Thursday 21 October 2010

Proud of diversity

There's been lots of talk in recent years in the UK, and currently in Germany, about integration, diversity, multi-culturalism, migration and immigration: generally with a negative slant, implying or stating outright that people should adapt to what's seen as the indigenous culture and religion (even when many no longer practise that religion and aren't always sure of what culture may mean).
Personally, I find it fascinating and enriching to live somewhere with such a range of religions, cultures, geographies food and everything bumping into and living alongside each other (if in somewhat separate parts of the city to some degree). I've been to a major Sikh Gurdwara (temple) in Smethwick, with a warm welcome and sense of community. I've been to the 10th anniversary of Birmingham-based group Writers without Borders , poets and musicians from around the globe, Kurdish, Caribbean, African, Asian, European, and Birmingham-born who've found a new life and voice here and know how to celebrate and get the audience to join in! Earlier this evening I joined an attentive audience at the annual Carr's Lane lecture series*, listening to Dr Indarjit Singh, known to many as the regular presenter of Thought for the Day: a thoughtful and lucid spokesman for the values and teachings of Sikhism.
We wouldn't have all this if it wasn't for some notion of allowing for various identities and backgrounds to express themselves and share in communal life.
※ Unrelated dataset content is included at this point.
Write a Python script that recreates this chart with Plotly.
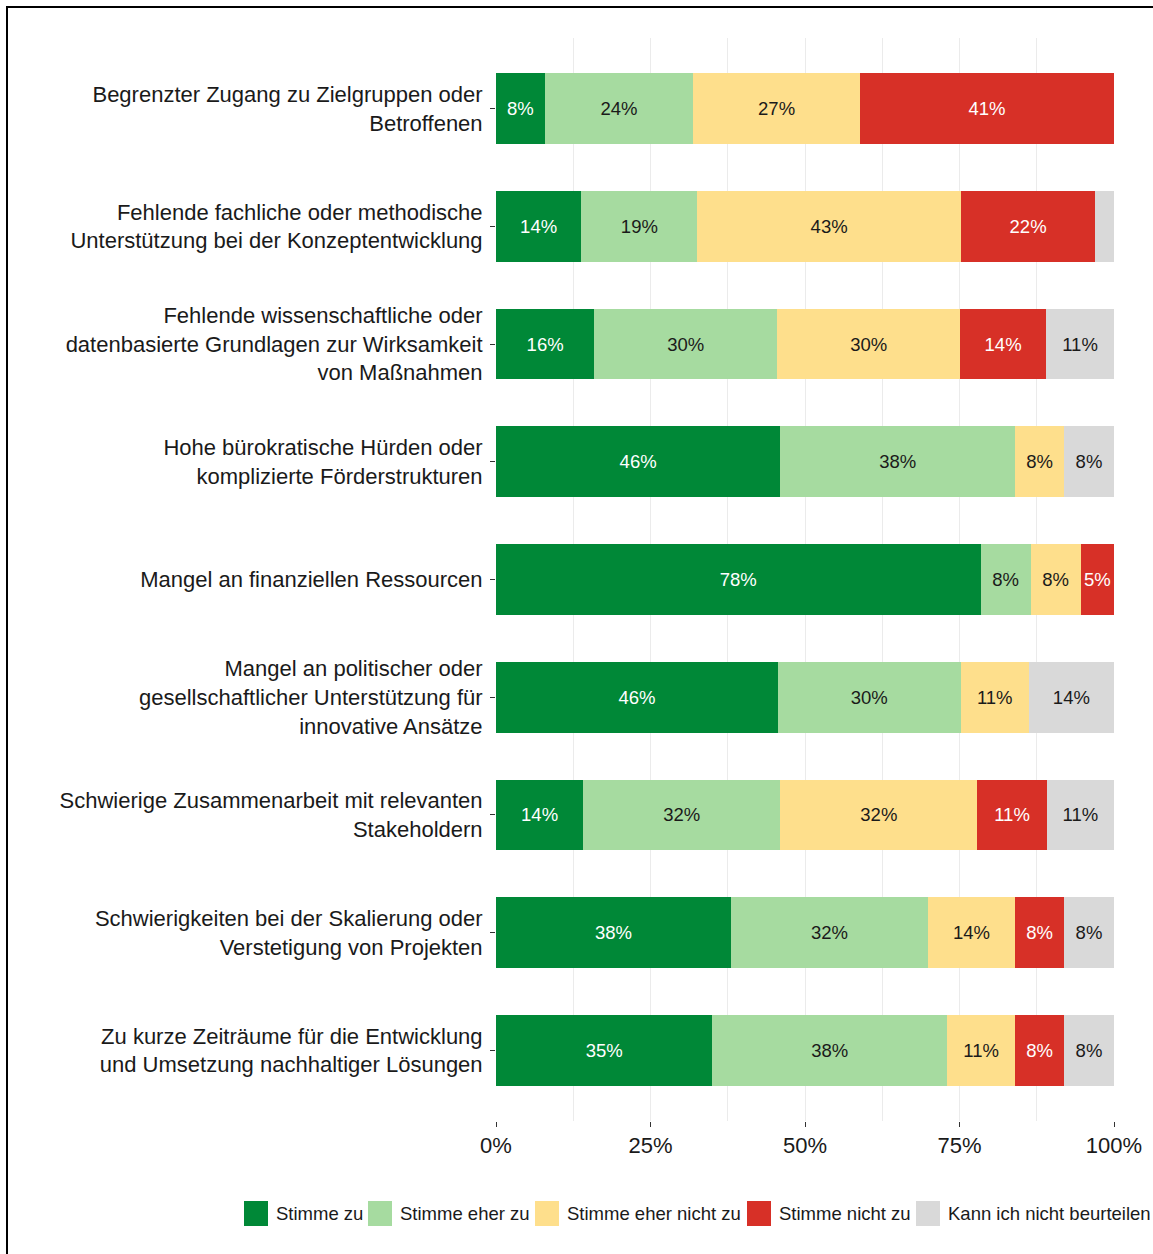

Whatever the challenges and needs, being here has given me the chance to see and listen, if only briefly, to people's experiences and to imbibe something of their understanding.
I hope Brum stays as diverse and multi-cultural for a long time to come: in fact, I hope it doesn't stop being so. The antis, some real extremists and thugs (whatever they try to say on their websites), can only diminish our society, whatever their axe is to grind. No-one's superior and no-one has one single hold on "the truth". We need various highways and experiences lived to begin to understand how to tap into one single source of life, if that's all there is.
And life can always be celebrated.

*Carr's Lane lectures in radical Christian Faith.